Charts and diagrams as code
----

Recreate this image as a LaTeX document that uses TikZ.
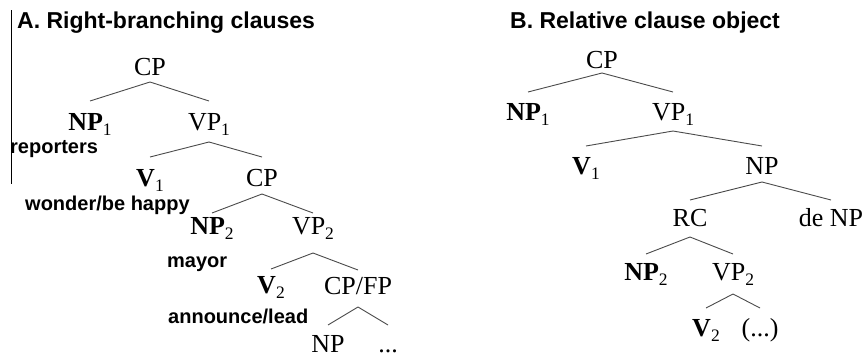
\documentclass[tikz,border=0pt]{standalone}
\usepackage{fontspec}
\setmainfont{Liberation Serif}
\newfontfamily\lblfont{Liberation Sans}
\usetikzlibrary{calc}
\newcommand\sbs[1]{\raisebox{-5pt}{\fontsize{17.5}{17.5}\selectfont #1}}
\newcommand\tbranch[5]{%
  \draw[treeline] ($(#2.base)+(0,#1)$) -- ($(#3.base)+(0,#5)$);
  \draw[treeline] ($(#2.base)+(0,#1)$) -- ($(#4.base)+(0,#5)$);}
\tikzset{
  cat/.style={inner sep=0pt, anchor=base, font=\fontsize{26}{26}\selectfont},
  lbl/.style={inner sep=0pt, anchor=base west, font=\lblfont\bfseries\fontsize{20}{20}\selectfont},
  ttl/.style={inner sep=0pt, anchor=base west, font=\lblfont\bfseries\fontsize{23}{23}\selectfont},
  treeline/.style={draw={rgb,255:red,75;green,75;blue,75}, line width=0.9pt},
}
\begin{document}
\begin{tikzpicture}[x=1pt,y=-1pt]
\useasboundingbox (0,0) rectangle (866,356);
\fill[white] (0,0) rectangle (866,356);
% panel A
\coordinate (vtop) at (11,10);
\coordinate (vbot) at (11,184);
\draw[line width=1pt] (vtop) -- (vbot);
\node[ttl] (tA) at (17,28) {A. Right-branching clauses};
\node[cat] (aCP) at (150,75) {CP};
\node[cat] (aNP1) at (90,130) {\textbf{NP}\sbs{1}};
\node[cat] (aVP1) at (209,130) {VP\sbs{1}};
\node[cat] (aV1) at (150,186) {\textbf{V}\sbs{1}};
\node[cat] (aCP2) at (262,186) {CP};
\node[cat] (aNP2) at (212,234) {\textbf{NP}\sbs{2}};
\node[cat] (aVP2) at (313,234) {VP\sbs{2}};
\node[cat] (aV2) at (271,293) {\textbf{V}\sbs{2}};
\node[cat] (aCPFP) at (358,294) {CP/FP};
\node[cat] (aNP) at (328,352) {NP};
\node[cat] (aDots) at (388,352) {...};
\node[lbl] (lrep) at (10,153) {reporters};
\node[lbl] (lwon) at (25,210) {wonder/be happy};
\node[lbl] (lmay) at (167,267) {mayor};
\node[lbl] (lann) at (168,323) {announce/lead};
\tbranch{7}{aCP}{aNP1}{aVP1}{-29}
\tbranch{12}{aVP1}{aV1}{aCP2}{-29}
\tbranch{8}{aCP2}{aNP2}{aVP2}{-21}
\tbranch{19}{aVP2}{aV2}{aCPFP}{-24}
\tbranch{13}{aCPFP}{aNP}{aDots}{-27}
% panel B
\node[ttl] (tB) at (510,28) {B. Relative clause object};
\node[cat] (bCP) at (602,68) {CP};
\node[cat] (bNP1) at (528,120) {\textbf{NP}\sbs{1}};
\node[cat] (bVP1) at (673,120) {VP\sbs{1}};
\node[cat] (bV1) at (586,174) {\textbf{V}\sbs{1}};
\node[cat] (bNP) at (762,174) {NP};
\node[cat] (bRC) at (690,226) {RC};
\node[cat] (bdeNP) at (831,226) {de NP};
\node[cat] (bNP2) at (646,280) {\textbf{NP}\sbs{2}};
\node[cat] (bVP2) at (733,280) {VP\sbs{2}};
\node[cat] (bV2) at (706,336) {\textbf{V}\sbs{2}};
\node[cat] (bEll) at (760,336) {(...)};
\tbranch{5}{bCP}{bNP1}{bVP1}{-28}
\tbranch{11}{bVP1}{bV1}{bNP}{-28}
\tbranch{8}{bNP}{bRC}{bdeNP}{-26}
\tbranch{11}{bRC}{bNP2}{bVP2}{-26}
\tbranch{14}{bVP2}{bV2}{bEll}{-28}
\end{tikzpicture}
\end{document}
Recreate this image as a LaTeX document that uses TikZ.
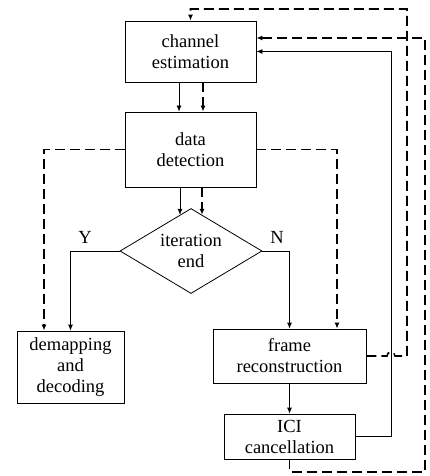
\documentclass[tikz,border=0pt]{standalone}
\usepackage{fontspec}
\setmainfont{Liberation Serif}
\usetikzlibrary{arrows.meta,shapes.geometric,calc}
\begin{document}
\begin{tikzpicture}[x=1pt,y=-1pt,
  box/.style={draw,line width=0.8pt,rectangle,inner sep=0pt,align=center,font=\fontsize{18.5}{21}\selectfont},
  dia/.style={draw,line width=0.8pt,diamond,inner sep=0pt,align=center,font=\fontsize{18.5}{21}\selectfont},
  lbl/.style={font=\fontsize{18.5}{21}\selectfont,inner sep=0pt},
  sol/.style={line width=0.8pt},
  dsh/.style={line width=1.6pt,dash pattern=on 10pt off 5pt},
  tip/.style={-{Latex[length=6pt,width=5pt]}}]
\useasboundingbox (0,0) rectangle (429,476);
\node[box,minimum width=131pt,minimum height=61pt] (ce) at (190.5,51.5) {channel\\estimation};
\node[box,minimum width=131pt,minimum height=75pt] (dd) at (190.5,149.5) {data\\detection};
\node[dia,minimum width=142pt,minimum height=85pt,aspect=1.67] (ie) at (191,251) {iteration\\end};
\node[box,minimum width=107pt,minimum height=72pt] (dm) at (70.5,367) {demapping\\and\\decoding};
\node[box,minimum width=153pt,minimum height=54pt] (fr) at (289.5,356) {frame\\reconstruction};
\node[box,minimum width=131pt,minimum height=45pt] (ici) at (289.5,436.5) {ICI\\cancellation};
\node[lbl] (y) at (85,237) {Y};
\node[lbl] (n) at (277,237) {N};
% ce -> dd
\draw[sol,tip] ([xshift=-11.5pt]ce.south) -- ([xshift=-11.5pt]dd.north);
\draw[dsh,tip] ([xshift=12.5pt]ce.south) -- ([xshift=12.5pt]dd.north);
% dd -> ie
\draw[sol,tip] ([xshift=-10.5pt]dd.south) -- ($(ie.north)+(-11,6.7)$);
\draw[dsh,tip] ([xshift=11.5pt]dd.south) -- ($(ie.north)+(11,6.7)$);
% branches
\draw[sol,tip] (ie.west) -| (dm.north);
\draw[sol,tip] (ie.east) -| (fr.north);
\draw[dsh,tip] (dd.west) -| ([xshift=-26.5pt]dm.north);
\draw[dsh,tip] (dd.east) -| ([xshift=47.5pt]fr.north);
\draw[sol,tip] (fr.south) -- (ici.north);
% feedbacks
\coordinate (sx) at (391,0);
\coordinate (dx) at (407,9);
\coordinate (ox) at (425,472);
\draw[sol,tip] (ici.east) -| (sx |- ce.east) -- (ce.east);
\draw[dsh,tip] (fr.east) -- (387,356) arc[start angle=180,end angle=0,radius=4pt] -- (dx |- fr.east) -- (dx) -| (ce.north);
\draw[dsh,tip] (ici.south) |- (ox) |- ([yshift=13.5pt]ce.east);
\end{tikzpicture}
\end{document}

----

▶ [WHAT IS EXPECTED] The material above holds pictures; copy everything else in it exactly.

▶ [EXPECTED ANSWER]
Recreate this image as a LaTeX document that uses TikZ.
\documentclass[tikz,border=0pt]{standalone}
\usepackage{fontspec}
\setmainfont{Liberation Serif}
\newfontfamily\lblfont{Liberation Sans}
\usetikzlibrary{calc}
\newcommand\sbs[1]{\raisebox{-5pt}{\fontsize{17.5}{17.5}\selectfont #1}}
\newcommand\tbranch[5]{%
  \draw[treeline] ($(#2.base)+(0,#1)$) -- ($(#3.base)+(0,#5)$);
  \draw[treeline] ($(#2.base)+(0,#1)$) -- ($(#4.base)+(0,#5)$);}
\tikzset{
  cat/.style={inner sep=0pt, anchor=base, font=\fontsize{26}{26}\selectfont},
  lbl/.style={inner sep=0pt, anchor=base west, font=\lblfont\bfseries\fontsize{20}{20}\selectfont},
  ttl/.style={inner sep=0pt, anchor=base west, font=\lblfont\bfseries\fontsize{23}{23}\selectfont},
  treeline/.style={draw={rgb,255:red,75;green,75;blue,75}, line width=0.9pt},
}
\begin{document}
\begin{tikzpicture}[x=1pt,y=-1pt]
\useasboundingbox (0,0) rectangle (866,356);
\fill[white] (0,0) rectangle (866,356);
% panel A
\coordinate (vtop) at (11,10);
\coordinate (vbot) at (11,184);
\draw[line width=1pt] (vtop) -- (vbot);
\node[ttl] (tA) at (17,28) {A. Right-branching clauses};
\node[cat] (aCP) at (150,75) {CP};
\node[cat] (aNP1) at (90,130) {\textbf{NP}\sbs{1}};
\node[cat] (aVP1) at (209,130) {VP\sbs{1}};
\node[cat] (aV1) at (150,186) {\textbf{V}\sbs{1}};
\node[cat] (aCP2) at (262,186) {CP};
\node[cat] (aNP2) at (212,234) {\textbf{NP}\sbs{2}};
\node[cat] (aVP2) at (313,234) {VP\sbs{2}};
\node[cat] (aV2) at (271,293) {\textbf{V}\sbs{2}};
\node[cat] (aCPFP) at (358,294) {CP/FP};
\node[cat] (aNP) at (328,352) {NP};
\node[cat] (aDots) at (388,352) {...};
\node[lbl] (lrep) at (10,153) {reporters};
\node[lbl] (lwon) at (25,210) {wonder/be happy};
\node[lbl] (lmay) at (167,267) {mayor};
\node[lbl] (lann) at (168,323) {announce/lead};
\tbranch{7}{aCP}{aNP1}{aVP1}{-29}
\tbranch{12}{aVP1}{aV1}{aCP2}{-29}
\tbranch{8}{aCP2}{aNP2}{aVP2}{-21}
\tbranch{19}{aVP2}{aV2}{aCPFP}{-24}
\tbranch{13}{aCPFP}{aNP}{aDots}{-27}
% panel B
\node[ttl] (tB) at (510,28) {B. Relative clause object};
\node[cat] (bCP) at (602,68) {CP};
\node[cat] (bNP1) at (528,120) {\textbf{NP}\sbs{1}};
\node[cat] (bVP1) at (673,120) {VP\sbs{1}};
\node[cat] (bV1) at (586,174) {\textbf{V}\sbs{1}};
\node[cat] (bNP) at (762,174) {NP};
\node[cat] (bRC) at (690,226) {RC};
\node[cat] (bdeNP) at (831,226) {de NP};
\node[cat] (bNP2) at (646,280) {\textbf{NP}\sbs{2}};
\node[cat] (bVP2) at (733,280) {VP\sbs{2}};
\node[cat] (bV2) at (706,336) {\textbf{V}\sbs{2}};
\node[cat] (bEll) at (760,336) {(...)};
\tbranch{5}{bCP}{bNP1}{bVP1}{-28}
\tbranch{11}{bVP1}{bV1}{bNP}{-28}
\tbranch{8}{bNP}{bRC}{bdeNP}{-26}
\tbranch{11}{bRC}{bNP2}{bVP2}{-26}
\tbranch{14}{bVP2}{bV2}{bEll}{-28}
\end{tikzpicture}
\end{document}
Recreate this image as a LaTeX document that uses TikZ.
\documentclass[tikz,border=0pt]{standalone}
\usepackage{fontspec}
\setmainfont{Liberation Serif}
\usetikzlibrary{arrows.meta,shapes.geometric,calc}
\begin{document}
\begin{tikzpicture}[x=1pt,y=-1pt,
  box/.style={draw,line width=0.8pt,rectangle,inner sep=0pt,align=center,font=\fontsize{18.5}{21}\selectfont},
  dia/.style={draw,line width=0.8pt,diamond,inner sep=0pt,align=center,font=\fontsize{18.5}{21}\selectfont},
  lbl/.style={font=\fontsize{18.5}{21}\selectfont,inner sep=0pt},
  sol/.style={line width=0.8pt},
  dsh/.style={line width=1.6pt,dash pattern=on 10pt off 5pt},
  tip/.style={-{Latex[length=6pt,width=5pt]}}]
\useasboundingbox (0,0) rectangle (429,476);
\node[box,minimum width=131pt,minimum height=61pt] (ce) at (190.5,51.5) {channel\\estimation};
\node[box,minimum width=131pt,minimum height=75pt] (dd) at (190.5,149.5) {data\\detection};
\node[dia,minimum width=142pt,minimum height=85pt,aspect=1.67] (ie) at (191,251) {iteration\\end};
\node[box,minimum width=107pt,minimum height=72pt] (dm) at (70.5,367) {demapping\\and\\decoding};
\node[box,minimum width=153pt,minimum height=54pt] (fr) at (289.5,356) {frame\\reconstruction};
\node[box,minimum width=131pt,minimum height=45pt] (ici) at (289.5,436.5) {ICI\\cancellation};
\node[lbl] (y) at (85,237) {Y};
\node[lbl] (n) at (277,237) {N};
% ce -> dd
\draw[sol,tip] ([xshift=-11.5pt]ce.south) -- ([xshift=-11.5pt]dd.north);
\draw[dsh,tip] ([xshift=12.5pt]ce.south) -- ([xshift=12.5pt]dd.north);
% dd -> ie
\draw[sol,tip] ([xshift=-10.5pt]dd.south) -- ($(ie.north)+(-11,6.7)$);
\draw[dsh,tip] ([xshift=11.5pt]dd.south) -- ($(ie.north)+(11,6.7)$);
% branches
\draw[sol,tip] (ie.west) -| (dm.north);
\draw[sol,tip] (ie.east) -| (fr.north);
\draw[dsh,tip] (dd.west) -| ([xshift=-26.5pt]dm.north);
\draw[dsh,tip] (dd.east) -| ([xshift=47.5pt]fr.north);
\draw[sol,tip] (fr.south) -- (ici.north);
% feedbacks
\coordinate (sx) at (391,0);
\coordinate (dx) at (407,9);
\coordinate (ox) at (425,472);
\draw[sol,tip] (ici.east) -| (sx |- ce.east) -- (ce.east);
\draw[dsh,tip] (fr.east) -- (387,356) arc[start angle=180,end angle=0,radius=4pt] -- (dx |- fr.east) -- (dx) -| (ce.north);
\draw[dsh,tip] (ici.south) |- (ox) |- ([yshift=13.5pt]ce.east);
\end{tikzpicture}
\end{document}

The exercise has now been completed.